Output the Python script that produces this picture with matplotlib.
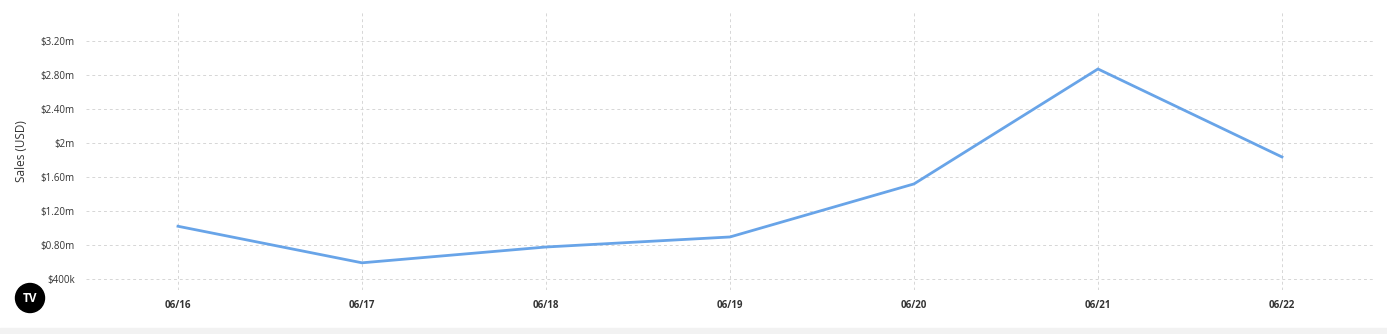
import numpy as np
import matplotlib.pyplot as plt
from matplotlib.patches import Circle, Rectangle

# data
dates = ["06/16", "06/17", "06/18", "06/19", "06/20", "06/21", "06/22"]
sales = [1.02, 0.59, 0.776, 0.894, 1.518, 2.87, 1.835]  # millions USD

ytick_vals = [0.4, 0.8, 1.2, 1.6, 2.0, 2.4, 2.8, 3.2]
ytick_labels = ["$400k", "$0.80m", "$1.20m", "$1.60m", "$2m", "$2.40m", "$2.80m", "$3.20m"]

plt.rcParams['font.family'] = ['Open Sans', 'DejaVu Sans']

fig = plt.figure(figsize=(13.87, 3.34), dpi=100)
ax = fig.add_axes([0.062, 0.1317, 0.9286, 0.8323])

x = np.arange(len(dates))
ax.plot(x, sales, color='#68a4e8', linewidth=2.0, solid_joinstyle='miter')

ax.set_xlim(-0.5, len(dates) - 0.5)
ax.set_ylim(0.27, 3.54)
ax.set_xticks(x)
ax.set_xticklabels(dates, fontsize=7, fontweight='bold', color='#333333')
ax.set_yticks(ytick_vals)
ax.set_yticklabels(ytick_labels, fontsize=7, color='#333333')
ax.tick_params(length=0, pad=8)
ax.tick_params(axis='x', pad=7)

ax.grid(True, color='#d6d6d6', linestyle=(0, (3, 3)), linewidth=0.7)
ax.set_axisbelow(True)
for s in ax.spines.values():
    s.set_visible(False)

ax.set_ylabel("Sales (USD)", fontsize=8.5, color='#333333', labelpad=9)

# logo badge (display coords, origin bottom-left)
logo = Circle((30, 334 - 298), 14.5, transform=None, color='black')
fig.patches.append(logo)
fig.text(30 / 1387, 1 - 298 / 334, "TV", color='white', fontsize=8.5, fontweight='bold',
         ha='center', va='center', zorder=5)

# bottom strip
fig.patches.append(Rectangle((0, 0), 1, 6 / 334, transform=fig.transFigure,
                             color='#f2f2f2', zorder=0))

fig.savefig("out.png", dpi=100)
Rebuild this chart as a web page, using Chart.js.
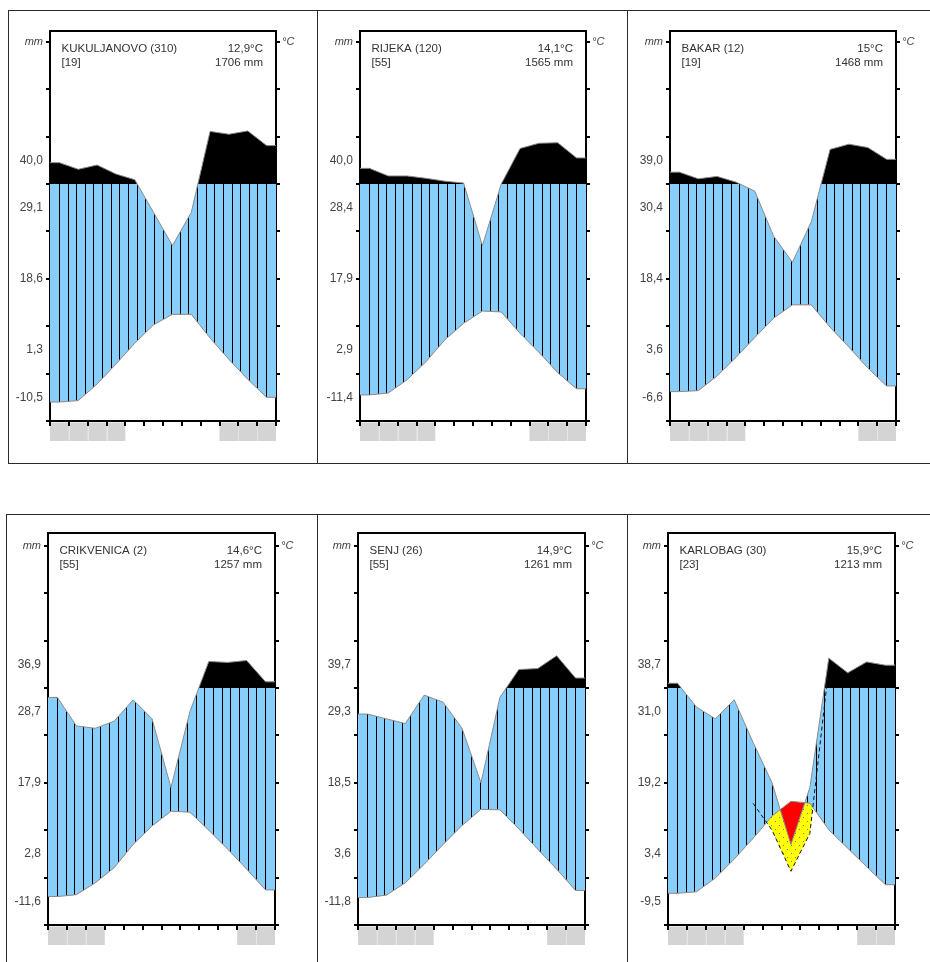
<!DOCTYPE html>
<html><head><meta charset="utf-8">
<script src="https://cdn.jsdelivr.net/npm/chart.js@4.4.1/dist/chart.umd.min.js"></script>
<style>
html,body{margin:0;padding:0;background:#fff;overflow:hidden;width:930px;height:962px;position:relative;}
.ln{position:absolute;background:#2b2b2b;}
canvas{position:absolute;}
</style></head><body>
<div class="ln" style="left:8px;top:10px;width:922px;height:1px"></div>
<div class="ln" style="left:8px;top:463px;width:922px;height:1px"></div>
<div class="ln" style="left:8px;top:10px;width:1px;height:454px"></div>
<div class="ln" style="left:317px;top:10px;width:1px;height:454px"></div>
<div class="ln" style="left:627px;top:10px;width:1px;height:454px"></div>
<div class="ln" style="left:6px;top:514px;width:924px;height:1px"></div>
<div class="ln" style="left:6px;top:514px;width:1px;height:448px"></div>
<div class="ln" style="left:317px;top:514px;width:1px;height:448px"></div>
<div class="ln" style="left:627px;top:514px;width:1px;height:448px"></div>
<script>
// ---------------- DATA ----------------
const months = ['Jan','Feb','Mar','Apr','May','Jun','Jul','Aug','Sep','Oct','Nov','Dec'];
const stationNames = ['KUKULJANOVO (310)','RIJEKA (120)','BAKAR (12)','CRIKVENICA (2)','SENJ (26)','KARLOBAG (30)'];
const recordYears = ['[19]','[55]','[19]','[55]','[55]','[23]'];
const meanTemps = ['12,9°C','14,1°C','15°C','14,6°C','14,9°C','15,9°C'];
const annualPrecip = ['1706 mm','1565 mm','1468 mm','1257 mm','1261 mm','1213 mm'];
const leftLabels = [
  ['40,0','29,1','18,6','1,3','-10,5'],
  ['40,0','28,4','17,9','2,9','-11,4'],
  ['39,0','30,4','18,4','3,6','-6,6'],
  ['36,9','28,7','17,9','2,8','-11,6'],
  ['39,7','29,3','18,5','3,6','-11,8'],
  ['38,7','31,0','19,2','3,4','-9,5']
];
// monthly mean temperature (°C)
const tempKukuljanovo = [4.0, 4.3, 7.8, 12.0, 16.4, 20.3, 22.5, 22.5, 17.5, 13.0, 8.8, 5.0];
const tempRijeka      = [5.5, 5.9, 8.7, 12.5, 17.1, 20.6, 23.2, 23.0, 18.5, 14.5, 10.2, 6.8];
const tempBakar       = [6.2, 6.4, 9.5, 13.4, 17.6, 21.7, 24.5, 24.5, 19.8, 15.6, 11.2, 7.4];
const tempCrikvenica  = [6.0, 6.4, 8.9, 12.1, 17.0, 20.9, 24.0, 23.8, 20.0, 16.0, 11.8, 7.4];
const tempSenj        = [5.8, 6.3, 8.9, 12.8, 17.0, 21.0, 24.4, 24.3, 20.3, 16.0, 11.8, 7.3];
const tempKarlobag    = [6.7, 7.0, 9.9, 13.9, 18.3, 23.0, 26.1, 25.7, 20.1, 16.2, 12.3, 8.5];
// monthly precipitation (mm)
const precKukuljanovo = [145, 131, 140, 121, 109, 88, 74, 88, 211, 205, 212, 181];
const precRijeka      = [133, 117, 117, 112, 106, 102, 74, 100, 175, 186, 187, 155];
const precBakar       = [125, 111, 116, 104, 97, 78, 67, 84, 173, 184, 177, 152];
const precCrikvenica  = [96, 84, 83, 86, 95, 87, 58, 90, 156, 154, 158, 113];
const precSenj        = [89, 87, 85, 97, 94, 83, 60, 96, 139, 141, 168, 121];
const precKarlobag    = [110, 92, 87, 95, 77, 60, 34, 58, 163, 132, 155, 148];
// months (0-based) with frost
const frostKukuljanovo = [0,1,2,3,9,10,11];
const frostRijeka      = [0,1,2,3,9,10,11];
const frostBakar       = [0,1,2,3,10,11];
const frostCrikvenica  = [0,1,2,10,11];
const frostSenj        = [0,1,2,3,10,11];
const frostKarlobag    = [0,1,2,3,10,11];

const temps = [tempKukuljanovo,tempRijeka,tempBakar,tempCrikvenica,tempSenj,tempKarlobag];
const precs = [precKukuljanovo,precRijeka,precBakar,precCrikvenica,precSenj,precKarlobag];
const frosts = [frostKukuljanovo,frostRijeka,frostBakar,frostCrikvenica,frostSenj,frostKarlobag];

// ---------------- LAYOUT / STYLE ----------------
const boxes = [
  {L:50,T:31,W:226,H:390},{L:360,T:31,W:226,H:390},{L:670,T:31,W:226,H:390},
  {L:48,T:533,W:227,H:392},{L:358,T:533,W:227,H:392},{L:668,T:533,W:227,H:392}
];
const AX_L=50, AX_R=34, AX_T=30, AX_B=30;
const LABEL_POS = [55,45,30,15,5];
const GRID_TICKS = [0,10,20,30,40,50,60,70,80];
const FONT = '"Liberation Sans", Arial, Helvetica, sans-serif';
const BLUE = '#87cefa';

// Walter-Lieth scale: 10°C = 20 mm; above 100 mm compressed
function scaleP(p){ return p <= 100 ? p/2 : 50 + (p-100)/10; }
function withEdges(vals){
  const pts = vals.map((v,i)=>({x:i+0.5,y:v}));
  return [{x:0,y:vals[0]}, ...pts, {x:12,y:vals[vals.length-1]}];
}
function dryThird(T,P){
  const arid = P.some((p,i)=>p/2 < T[i]);
  if(!arid) return [];
  const rel = [];
  P.forEach((p,i)=>{ if(p/3 < T[i]) rel.push(i); });
  const a = Math.max(0, rel[0]-1), b = Math.min(11, rel[rel.length-1]+1);
  const pts = [];
  for(let i=a;i<=b;i++) pts.push({x:i+0.5, y:P[i]/3});
  return pts;
}

function makeChart(i){
  const b = boxes[i];
  const cv = document.createElement('canvas');
  const w = AX_L + b.W + AX_R, h = AX_T + b.H + AX_B;
  cv.width = w; cv.height = h;
  cv.style.left = (b.L - AX_L) + 'px';
  cv.style.top = (b.T - AX_T) + 'px';
  cv.style.width = w + 'px'; cv.style.height = h + 'px';
  document.body.appendChild(cv);
  const yMax = b.H / 4.74;
  const T = temps[i], P = precs[i];
  const pScaled = P.map(scaleP);

  const decor = {
    id: 'decor'+i,
    beforeDraw(chart){
      const ctx = chart.ctx, xs = chart.scales.x, ca = chart.chartArea;
      ctx.save();
      frosts[i].forEach(m=>{
        const x0 = xs.getPixelForValue(m), x1 = xs.getPixelForValue(m+1);
        ctx.fillStyle = '#d4d4d4';
        ctx.fillRect(x0, ca.bottom+1.5, x1-x0, 18.5);
        ctx.fillStyle = '#e6e6e6';
        if (m>0 && frosts[i].includes(m-1)) ctx.fillRect(Math.round(x0), ca.bottom+1.5, 1, 18.5);
      });
      ctx.restore();
    },
    afterDraw(chart){
      const ctx = chart.ctx, ca = chart.chartArea;
      ctx.save();
      ctx.font = '11.5px ' + FONT;
      ctx.fillStyle = '#333';
      ctx.textBaseline = 'middle';
      ctx.textAlign = 'left';
      ctx.fillText(stationNames[i], ca.left+11.5, ca.top+18);
      ctx.fillText(recordYears[i], ca.left+11.5, ca.top+31.5);
      ctx.textAlign = 'right';
      ctx.fillText(meanTemps[i], ca.right-13, ca.top+18);
      ctx.fillText(annualPrecip[i], ca.right-13, ca.top+31.5);
      ctx.restore();
    }
  };

  const chart = new Chart(cv, {
    type: 'line',
    data: {
      datasets: [
        { label:'excess', data: withEdges(pScaled), borderWidth:0, borderColor:'rgba(0,0,0,0)', pointRadius:0,
          fill:{target:{value:50}, above:'#000', below:'rgba(0,0,0,0)'} },
        { label:'precip', data: withEdges(pScaled), borderWidth:1, borderColor:'#8c8c8c', pointRadius:0,
          fill:{target:3, above:BLUE, below:'#ff0000'} },
        { label:'precip13', data: dryThird(T,P), borderWidth:1, borderColor:'#111', borderDash:[4,3], pointRadius:0,
          fill:{target:3, above:'rgba(0,0,0,0)', below:'#ffff00'} },
        { label:'temp', data: withEdges(T), borderWidth:1, borderColor:'#8c8c8c', pointRadius:0, fill:false }
      ]
    },
    options: {
      responsive:false, maintainAspectRatio:false, animation:false,
      devicePixelRatio:1,
      layout:{padding:0},
      elements:{line:{tension:0}},
      plugins:{ legend:{display:false}, tooltip:{enabled:false}, filler:{drawTime:'beforeDatasetsDraw'} },
      scales:{
        x:{ type:'linear', axis:'x', position:'bottom', min:0, max:12,
            afterBuildTicks: s=>{ s.ticks = months.map((m,k)=>({value:k})).concat([{value:12}]); },
            afterFit: s=>{ s.height = AX_B; },
            ticks:{display:false},
            grid:{drawOnChartArea:false, drawTicks:true, tickLength:5, color:'#000', lineWidth:2},
            border:{display:true, color:'#000', width:2} },
        xTop:{ type:'linear', axis:'x', position:'top', min:0, max:12,
            afterFit: s=>{ s.height = AX_T; },
            ticks:{display:false}, grid:{display:false},
            border:{display:true, color:'#000', width:2} },
        y:{ type:'linear', axis:'y', position:'left', min:0, max:yMax,
            afterBuildTicks: s=>{ s.ticks = [0,5,10,15,20,30,40,45,50,55,60,70,80].map(v=>({value:v})); },
            afterFit: s=>{ s.width = AX_L; },
            ticks:{ autoSkip:false, padding:3, color:'#444',
              font: ctx => (ctx.tick && ctx.tick.value===80) ? {family:FONT, size:11, style:'italic'} : {family:FONT, size:12},
              callback: v => { const k = LABEL_POS.indexOf(v); if(k>=0) return leftLabels[i][k]; if(v===80) return 'mm'; return ''; } },
            grid:{ drawOnChartArea:false, drawTicks:true, tickLength:4, lineWidth:2,
              color: ctx => (ctx.tick && GRID_TICKS.includes(ctx.tick.value)) ? '#000' : 'rgba(0,0,0,0)' },
            border:{display:true, color:'#000', width:2} },
        yR:{ type:'linear', axis:'y', position:'right', min:0, max:yMax,
            afterBuildTicks: s=>{ s.ticks = GRID_TICKS.map(v=>({value:v})); },
            afterFit: s=>{ s.width = AX_R; },
            ticks:{ autoSkip:false, padding:2, color:'#444', font:{family:FONT, size:11, style:'italic'},
              callback: v => v===80 ? '°C' : '' },
            grid:{ drawOnChartArea:false, drawTicks:true, tickLength:4, lineWidth:2, color:'#000' },
            border:{display:true, color:'#000', width:2} }
      }
    },
    plugins:[decor]
  });

  // hatch pattern (blue with vertical lines) placed through the x scale
  const xs = chart.scales.x;
  const hc = document.createElement('canvas');
  hc.width = chart.width; hc.height = 8;
  const hg = hc.getContext('2d');
  hg.fillStyle = BLUE; hg.fillRect(0,0,hc.width,hc.height);
  hg.fillStyle = '#000';
  for(let k=0;k<=24;k++){
    const px = xs.getPixelForValue(0.5 + k*11/24);
    hg.fillRect(Math.floor(px), 0, 1, hc.height);
  }
  // yellow dotted pattern
  const yc = document.createElement('canvas');
  yc.width = 8; yc.height = 8;
  const yg = yc.getContext('2d');
  yg.fillStyle = '#ffff00'; yg.fillRect(0,0,8,8);
  yg.fillStyle = '#777';
  yg.fillRect(1,2,1,1); yg.fillRect(5,6,1,1);

  chart.data.datasets[1].fill.above = chart.ctx.createPattern(hc,'repeat');
  chart.data.datasets[2].fill.below = chart.ctx.createPattern(yc,'repeat');
  chart.update('none');
  return chart;
}

for(let i=0;i<6;i++) makeChart(i);
</script>
</body></html>
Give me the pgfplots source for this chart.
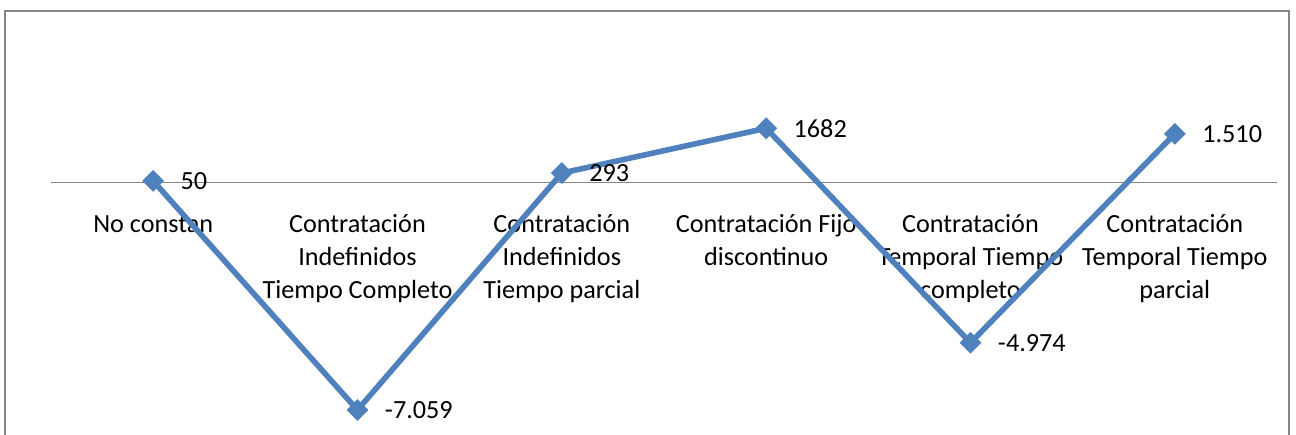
\documentclass[border=0pt]{standalone}
\usepackage{pgfplots}
\pgfplotsset{compat=1.18}
\usepackage{fontspec}
\setmainfont{Carlito}
\definecolor{lineblue}{HTML}{4F81BD}
\definecolor{framegray}{HTML}{868686}
\begin{document}
\begin{tikzpicture}
\useasboundingbox (0,0) rectangle (648pt,217pt);
\draw[framegray, line width=1pt] (2.5pt,-5pt) -- (2.5pt,211.5pt) -- (644.5pt,211.5pt) -- (644.5pt,-5pt);
\begin{axis}[
  at={(25.5pt,4.89pt)}, anchor=south west,
  scale only axis, width=613pt, height=185.32pt,
  xmin=-0.5, xmax=5.5, ymin=-7500, ymax=4000,
  axis x line*=middle, axis y line=none,
  x axis line style={framegray, line width=0.5pt},
  xtick={0,1,2,3,4,5}, ytick=\empty, major tick length=0pt,
  xticklabels={\strut No constan,
    {\strut Contratación\\Indefinidos\\Tiempo Completo},
    {\strut Contratación\\Indefinidos\\Tiempo parcial},
    {\strut Contratación Fijo\\discontinuo},
    {\strut Contratación\\Temporal Tiempo\\completo},
    {\strut Contratación\\Temporal Tiempo\\parcial}},
  x tick label style={font=\fontsize{13.1}{16.3}\selectfont, align=center, anchor=north, inner sep=0pt, yshift=-13.6pt},
  clip=false,
]
\addplot[lineblue, line width=2.8pt, mark=square*, mark size=3.6pt, mark options={rotate=45, solid, fill=lineblue, line width=0.5pt},
  nodes near coords, point meta=explicit symbolic,
  every node near coord/.style={anchor=west, inner sep=0pt, xshift=13.5pt, text=black, font=\fontsize{13.1}{16.3}\selectfont}]
  table[meta=label] {
x y label
0 50 50
1 -7059 -7.059
2 293 293
3 1682 1682
4 -4974 -4.974
5 1510 1.510
};
\end{axis}
\end{tikzpicture}
\end{document}
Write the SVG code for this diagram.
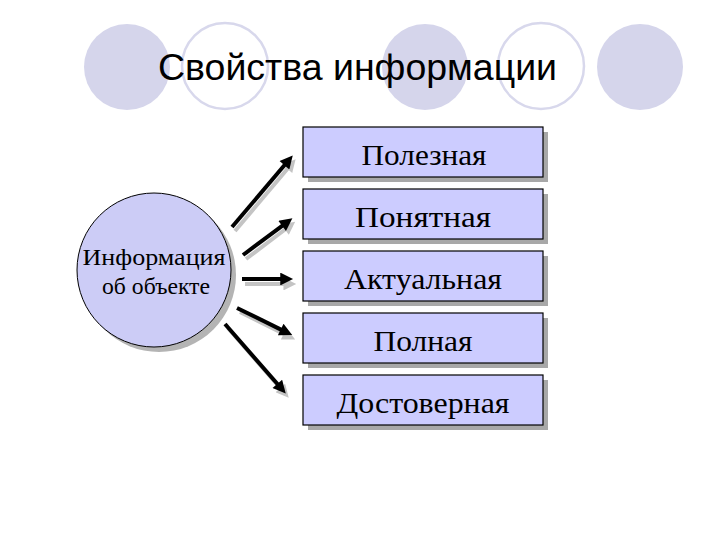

··········

▶ _YOUR GOAL_:
Write out again exactly the lines from the start of the data above through the line containing "sales = [1.02, 0.59, 0.776, 0.894, 1.518, 2.87, 1.835]", inclusive, excluding any pictures.

▶ _SOLUTION FOR THIS TASK_:
Output the Python script that produces this picture with matplotlib.
import numpy as np
import matplotlib.pyplot as plt
from matplotlib.patches import Circle, Rectangle

# data
dates = ["06/16", "06/17", "06/18", "06/19", "06/20", "06/21", "06/22"]
sales = [1.02, 0.59, 0.776, 0.894, 1.518, 2.87, 1.835]  # millions USD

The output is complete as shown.